NL/Prabhupada 0069 - Ik zal niet sterven



Conversation Pieces -- May 27, 1977, Vrndavana

Kīrtanānanda: We kunnen niet blij zijn als u zich niet goed voelt.

Prabhupāda: Ik ben altijd goed.

Kīrtanānanda: Waarom kunt u ons niet uw hoge leeftijd geven?

Prabhupāda: Wanneer ik zie dat de dingen goed gaan dan ben ik gelukkig. Wat is dat met dit lichaam? Lichaam is lichaam. We zijn het lichaam niet.

Kīrtanānanda: Was het niet Purudāsa die zijn jeugd aan zijn vader gaf?

Prabhupāda: Hm?

Rāmeśvara: Yayāti. Koning Yayāti verwisselde zijn hoge leeftijd.

Kīrtanānanda: Met zijn zoon. U kan dat doen.
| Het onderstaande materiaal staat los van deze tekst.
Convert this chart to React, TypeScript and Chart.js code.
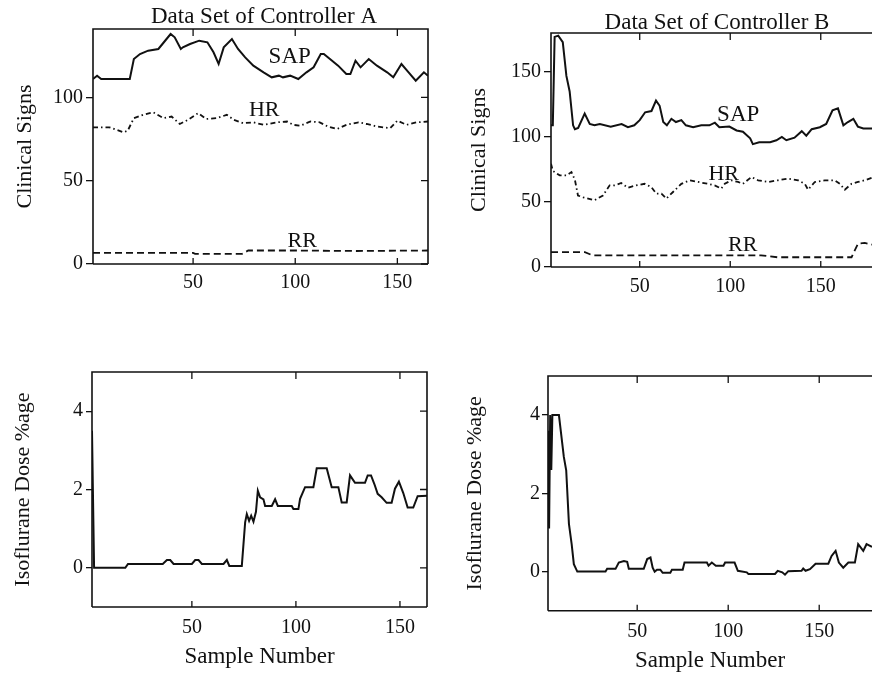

Prabhupāda: (lacht) Wie deed dat?

Rāmeśvara: Koning Yayāti.

Prabhupāda: Ah. Yayāti. Nee, waarom? Jullie zijn mijn lichaam. Dus je leeft verder. Er is geen verschil. Net zoals ik werk dus is mijn Guru Mahārāja hier, Bhaktisiddhānta Sarasvatī. Fysiek misschien niet maar in elke handeling is hij er. Ik denk eigenlijk dat ik dat geschreven heb.
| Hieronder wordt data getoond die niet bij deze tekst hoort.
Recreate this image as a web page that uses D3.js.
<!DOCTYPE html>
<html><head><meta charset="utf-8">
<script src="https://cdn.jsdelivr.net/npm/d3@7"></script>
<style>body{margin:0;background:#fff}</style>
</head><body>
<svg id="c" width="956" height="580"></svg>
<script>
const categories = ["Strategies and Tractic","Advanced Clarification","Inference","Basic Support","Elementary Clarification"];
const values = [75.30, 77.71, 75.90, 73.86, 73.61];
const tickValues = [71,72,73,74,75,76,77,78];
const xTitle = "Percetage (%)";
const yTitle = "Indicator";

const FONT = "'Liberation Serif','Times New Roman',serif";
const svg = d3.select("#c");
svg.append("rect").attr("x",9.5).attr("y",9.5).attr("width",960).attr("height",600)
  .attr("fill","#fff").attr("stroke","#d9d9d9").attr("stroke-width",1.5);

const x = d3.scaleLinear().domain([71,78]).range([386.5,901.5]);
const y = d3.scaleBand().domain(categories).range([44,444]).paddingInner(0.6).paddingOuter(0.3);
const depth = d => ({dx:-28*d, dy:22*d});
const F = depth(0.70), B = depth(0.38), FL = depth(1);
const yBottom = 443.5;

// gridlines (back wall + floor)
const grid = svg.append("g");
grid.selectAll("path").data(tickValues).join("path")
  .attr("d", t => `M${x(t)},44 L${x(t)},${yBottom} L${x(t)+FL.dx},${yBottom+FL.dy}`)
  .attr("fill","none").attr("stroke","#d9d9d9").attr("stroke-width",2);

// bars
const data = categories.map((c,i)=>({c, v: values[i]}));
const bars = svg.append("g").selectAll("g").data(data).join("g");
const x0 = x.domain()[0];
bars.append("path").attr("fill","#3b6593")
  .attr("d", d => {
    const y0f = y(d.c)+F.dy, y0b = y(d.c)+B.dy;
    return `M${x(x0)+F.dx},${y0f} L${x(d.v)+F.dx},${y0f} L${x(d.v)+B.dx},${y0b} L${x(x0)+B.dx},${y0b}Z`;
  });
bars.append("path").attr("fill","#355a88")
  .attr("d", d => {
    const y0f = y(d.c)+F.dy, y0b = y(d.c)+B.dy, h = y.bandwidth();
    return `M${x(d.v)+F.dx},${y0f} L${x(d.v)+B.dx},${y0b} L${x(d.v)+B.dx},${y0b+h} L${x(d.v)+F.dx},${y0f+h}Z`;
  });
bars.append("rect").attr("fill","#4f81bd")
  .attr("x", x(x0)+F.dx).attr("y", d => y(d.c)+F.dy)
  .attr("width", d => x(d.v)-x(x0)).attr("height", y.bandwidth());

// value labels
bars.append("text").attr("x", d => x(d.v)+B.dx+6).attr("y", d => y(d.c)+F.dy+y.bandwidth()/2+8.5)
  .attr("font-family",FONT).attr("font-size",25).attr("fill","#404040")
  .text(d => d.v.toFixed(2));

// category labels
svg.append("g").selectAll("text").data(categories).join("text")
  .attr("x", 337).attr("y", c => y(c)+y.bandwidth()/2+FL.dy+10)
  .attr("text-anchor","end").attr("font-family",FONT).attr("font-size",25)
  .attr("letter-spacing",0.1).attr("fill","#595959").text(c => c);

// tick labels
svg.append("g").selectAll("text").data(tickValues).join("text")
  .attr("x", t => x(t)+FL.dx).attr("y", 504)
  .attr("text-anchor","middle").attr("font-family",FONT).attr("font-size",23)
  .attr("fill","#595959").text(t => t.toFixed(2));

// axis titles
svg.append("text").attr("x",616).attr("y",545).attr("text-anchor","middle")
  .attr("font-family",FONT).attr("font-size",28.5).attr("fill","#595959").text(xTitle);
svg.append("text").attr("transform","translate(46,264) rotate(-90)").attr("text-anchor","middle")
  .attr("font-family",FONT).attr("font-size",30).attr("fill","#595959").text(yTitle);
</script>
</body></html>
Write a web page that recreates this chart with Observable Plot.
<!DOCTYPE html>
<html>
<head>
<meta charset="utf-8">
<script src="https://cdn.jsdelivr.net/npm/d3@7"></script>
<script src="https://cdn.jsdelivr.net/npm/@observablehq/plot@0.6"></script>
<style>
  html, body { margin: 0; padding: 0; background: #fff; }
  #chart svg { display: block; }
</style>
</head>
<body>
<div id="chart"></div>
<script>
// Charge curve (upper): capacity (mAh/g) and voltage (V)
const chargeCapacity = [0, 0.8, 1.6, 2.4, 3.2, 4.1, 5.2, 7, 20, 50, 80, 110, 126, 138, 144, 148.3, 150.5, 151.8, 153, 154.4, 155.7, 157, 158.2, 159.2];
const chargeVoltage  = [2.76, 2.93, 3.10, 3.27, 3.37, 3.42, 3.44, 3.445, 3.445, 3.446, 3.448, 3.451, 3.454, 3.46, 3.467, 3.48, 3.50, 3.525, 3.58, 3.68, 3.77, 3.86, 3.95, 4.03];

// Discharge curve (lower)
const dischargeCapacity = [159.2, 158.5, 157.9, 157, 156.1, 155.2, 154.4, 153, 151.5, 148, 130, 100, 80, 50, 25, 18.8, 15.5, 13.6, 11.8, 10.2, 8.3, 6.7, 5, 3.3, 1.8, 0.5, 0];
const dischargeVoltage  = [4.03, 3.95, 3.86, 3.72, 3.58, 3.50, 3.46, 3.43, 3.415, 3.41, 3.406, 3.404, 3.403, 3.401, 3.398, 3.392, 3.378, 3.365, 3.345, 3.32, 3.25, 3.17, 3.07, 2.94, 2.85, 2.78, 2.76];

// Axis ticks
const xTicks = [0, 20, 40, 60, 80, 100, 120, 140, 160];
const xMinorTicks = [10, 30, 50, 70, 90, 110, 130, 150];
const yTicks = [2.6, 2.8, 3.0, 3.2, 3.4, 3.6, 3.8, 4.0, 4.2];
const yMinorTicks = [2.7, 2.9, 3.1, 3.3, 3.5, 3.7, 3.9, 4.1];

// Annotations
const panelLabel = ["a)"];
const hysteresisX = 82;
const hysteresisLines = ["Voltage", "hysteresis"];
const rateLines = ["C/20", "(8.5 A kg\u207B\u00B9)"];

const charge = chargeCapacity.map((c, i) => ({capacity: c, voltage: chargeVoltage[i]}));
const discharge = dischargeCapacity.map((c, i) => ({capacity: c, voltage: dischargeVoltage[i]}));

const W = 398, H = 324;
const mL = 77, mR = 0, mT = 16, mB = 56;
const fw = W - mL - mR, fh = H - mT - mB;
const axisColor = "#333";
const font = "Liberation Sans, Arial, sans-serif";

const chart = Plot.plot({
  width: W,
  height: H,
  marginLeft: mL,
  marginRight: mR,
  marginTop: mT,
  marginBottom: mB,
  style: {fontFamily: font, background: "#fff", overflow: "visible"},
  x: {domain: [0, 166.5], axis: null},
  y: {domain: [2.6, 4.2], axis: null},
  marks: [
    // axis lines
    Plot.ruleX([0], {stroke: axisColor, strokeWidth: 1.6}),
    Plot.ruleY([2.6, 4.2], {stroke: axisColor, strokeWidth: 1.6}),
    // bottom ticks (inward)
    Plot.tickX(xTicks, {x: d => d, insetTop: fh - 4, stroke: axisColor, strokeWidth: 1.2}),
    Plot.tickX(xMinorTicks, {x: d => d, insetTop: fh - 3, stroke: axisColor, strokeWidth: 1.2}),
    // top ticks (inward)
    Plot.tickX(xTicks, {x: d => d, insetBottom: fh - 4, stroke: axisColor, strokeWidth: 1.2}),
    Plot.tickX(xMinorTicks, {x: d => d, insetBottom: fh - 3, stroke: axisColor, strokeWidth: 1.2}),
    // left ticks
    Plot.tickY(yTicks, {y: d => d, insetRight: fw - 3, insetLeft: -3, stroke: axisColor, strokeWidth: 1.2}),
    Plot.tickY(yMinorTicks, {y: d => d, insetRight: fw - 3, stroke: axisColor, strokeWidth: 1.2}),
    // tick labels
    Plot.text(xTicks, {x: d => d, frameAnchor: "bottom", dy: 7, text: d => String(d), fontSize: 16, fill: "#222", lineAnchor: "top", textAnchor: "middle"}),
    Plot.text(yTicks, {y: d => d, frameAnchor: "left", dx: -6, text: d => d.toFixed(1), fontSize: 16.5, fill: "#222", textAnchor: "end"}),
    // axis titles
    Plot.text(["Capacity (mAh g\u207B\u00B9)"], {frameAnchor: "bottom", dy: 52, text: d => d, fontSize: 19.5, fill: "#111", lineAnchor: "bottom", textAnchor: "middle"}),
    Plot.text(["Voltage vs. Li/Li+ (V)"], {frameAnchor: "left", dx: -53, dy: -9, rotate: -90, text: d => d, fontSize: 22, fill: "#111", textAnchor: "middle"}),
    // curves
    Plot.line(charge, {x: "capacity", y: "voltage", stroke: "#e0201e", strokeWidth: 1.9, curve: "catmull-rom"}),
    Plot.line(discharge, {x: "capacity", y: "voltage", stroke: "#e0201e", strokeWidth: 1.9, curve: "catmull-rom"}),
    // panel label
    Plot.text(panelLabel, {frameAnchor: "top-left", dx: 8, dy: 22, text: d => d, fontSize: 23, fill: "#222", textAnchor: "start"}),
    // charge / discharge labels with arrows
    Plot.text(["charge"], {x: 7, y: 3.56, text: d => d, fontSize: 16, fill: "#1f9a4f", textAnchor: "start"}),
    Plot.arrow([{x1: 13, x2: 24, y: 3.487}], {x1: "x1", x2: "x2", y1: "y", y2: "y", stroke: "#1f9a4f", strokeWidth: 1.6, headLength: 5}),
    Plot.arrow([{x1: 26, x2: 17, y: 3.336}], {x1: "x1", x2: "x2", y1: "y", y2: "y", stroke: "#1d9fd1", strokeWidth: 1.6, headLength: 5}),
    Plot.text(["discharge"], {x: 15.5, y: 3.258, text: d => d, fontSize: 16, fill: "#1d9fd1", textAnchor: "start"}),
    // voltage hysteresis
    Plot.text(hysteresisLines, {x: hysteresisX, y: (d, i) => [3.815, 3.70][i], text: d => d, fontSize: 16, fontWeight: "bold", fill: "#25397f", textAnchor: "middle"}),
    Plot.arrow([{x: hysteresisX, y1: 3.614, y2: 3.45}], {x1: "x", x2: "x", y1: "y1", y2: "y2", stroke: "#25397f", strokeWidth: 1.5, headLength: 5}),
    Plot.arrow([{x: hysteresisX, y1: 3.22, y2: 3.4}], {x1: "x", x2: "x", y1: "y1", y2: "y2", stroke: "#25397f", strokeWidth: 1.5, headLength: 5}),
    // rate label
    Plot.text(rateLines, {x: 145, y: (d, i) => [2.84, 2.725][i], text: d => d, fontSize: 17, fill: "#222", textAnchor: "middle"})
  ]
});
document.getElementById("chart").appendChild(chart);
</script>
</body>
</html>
Tamāla Kṛṣṇa: Ja, het staat in het Bhāgavatam dat: "Hij die met hem leeft leeft eeuwig. Hij die zijn woorden herinnert leeft eeuwig."
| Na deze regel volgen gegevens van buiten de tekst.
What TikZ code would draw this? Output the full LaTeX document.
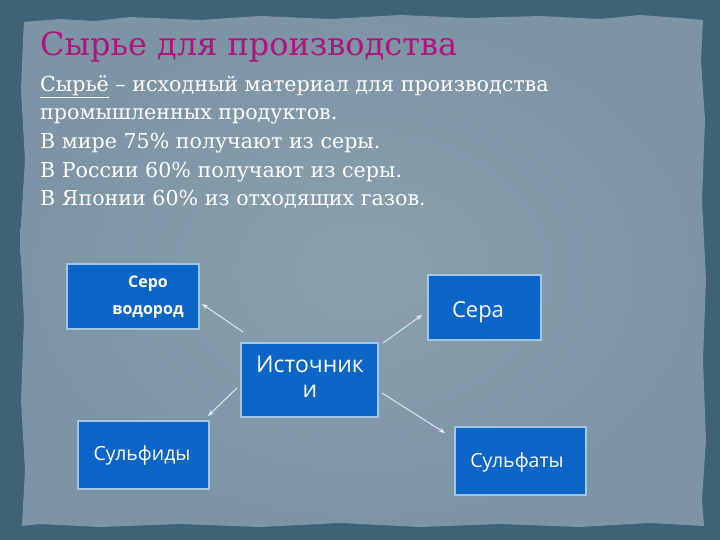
\documentclass[tikz,border=0pt]{standalone}
\usepackage{fontspec}
\setmainfont{DejaVu Serif}
\newfontfamily\boxfont{Open Sans}
\usetikzlibrary{arrows.meta}
\definecolor{frame}{HTML}{3E6276}
\definecolor{paper}{HTML}{7C94A4}
\definecolor{paperlight}{HTML}{8AA0AE}
\definecolor{titlec}{HTML}{B0127E}
\definecolor{boxfill}{HTML}{0B65C7}
\definecolor{boxedge}{HTML}{A4C6E6}
\tikzset{
  bluebox/.style={draw=boxedge, line width=1.2pt, fill=boxfill, inner sep=0pt},
  boxtext/.style={text=white, font=\boxfont, inner sep=0pt, align=center},
  bodyline/.style={anchor=base west, text=white, font=\fontsize{20.6}{24}\selectfont, inner sep=0pt},
  conn/.style={draw=white!92!blue, line width=0.9pt, -{Stealth[length=6pt,width=4.5pt]}}
}
\begin{document}
\begin{tikzpicture}[x=1pt,y=-1pt]
\useasboundingbox (0,0) rectangle (720,540);
\fill[frame] (0,0) rectangle (720,540);
\path[inner color=paperlight, outer color=paper] (24,22) -- (60,19) -- (95,21) -- (130,17) -- (200,20) -- (260,16) -- (330,19) -- (400,15) -- (470,18) -- (540,16) -- (600,19) -- (640,15) -- (680,18) -- (703,20)
  -- (701,60) -- (705,120) -- (702,200) -- (706,280) -- (703,360) -- (706,440) -- (702,500) -- (704,526)
  -- (650,523) -- (580,527) -- (500,524) -- (420,527) -- (340,523) -- (260,527) -- (180,524) -- (100,527) -- (40,524) -- (22,526)
  -- (25,470) -- (21,400) -- (24,320) -- (20,240) -- (25,160) -- (21,90) -- (23,40) -- cycle;

\node[anchor=base west, text=titlec, font=\fontsize{32}{36}\selectfont, inner sep=0pt] (title) at (40,56) {Сырье для производства};
\node[bodyline] (l1) at (40,92) {\underline{Сырьё} – исходный материал для производства};
\node[bodyline] (l2) at (40,120) {промышленных продуктов.};
\node[bodyline] (l3) at (40,149) {В мире 75\% получают из серы.};
\node[bodyline] (l4) at (40,178) {В России 60\% получают из серы.};
\node[bodyline] (l5) at (40,206) {В Японии 60\% из отходящих газов.};

\node[bluebox, minimum width=132pt, minimum height=65pt] (hs) at (133,296.5) {};
\node[boxtext, font=\boxfont\bfseries\fontsize{16}{27}\selectfont] (hst) at (148,297) {Серо\\водород};
\node[bluebox, minimum width=113pt, minimum height=65pt] (s) at (484.5,307.5) {};
\node[boxtext, font=\boxfont\fontsize{22}{24}\selectfont] (st) at (478,312) {Сера};
\node[bluebox, minimum width=137pt, minimum height=74pt] (src) at (309.5,380) {};
\node[boxtext, font=\boxfont\fontsize{23}{25}\selectfont] (srct) at (310,377) {Источник\\и};
\node[bluebox, minimum width=131pt, minimum height=68pt] (sf) at (143.5,455) {};
\node[boxtext, font=\boxfont\fontsize{19.5}{22}\selectfont] (sft) at (142,455) {Сульфиды};
\node[bluebox, minimum width=131pt, minimum height=68pt] (sa) at (520.5,461) {};
\node[boxtext, font=\boxfont\fontsize{19.5}{22}\selectfont] (sat) at (517,462) {Сульфаты};

\coordinate (a1s) at (243,332); \coordinate (a1e) at (202,304);
\coordinate (a2s) at (383,343); \coordinate (a2e) at (422,315);
\coordinate (a3s) at (237,388); \coordinate (a3e) at (208,416);
\coordinate (a4s) at (382,393); \coordinate (a4e) at (445,433);
\draw[conn] (a1s) -- (a1e);
\draw[conn] (a2s) -- (a2e);
\draw[conn] (a3s) -- (a3e);
\draw[conn] (a4s) -- (a4e);
\end{tikzpicture}
\end{document}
Prabhupāda: Dus ik zal niet sterven. Kīrtir yasya sa jīvati (Cāṇakya Paṇḍita): "Iemand die iets substantieels gedaan heeft die leeft voor altijd." Hij sterft niet. Zelfs in ons praktische leven ... Natuurlijk, dit is materieel, karma-phala. Men moet een ander lichaam aanvaarden volgens zijn karma. Maar voor een toegewijde is er niet zo iets. Hij aanvaardt altijd een lichaam om Kṛṣṇa te dienen. Dus is er geen karma-phala.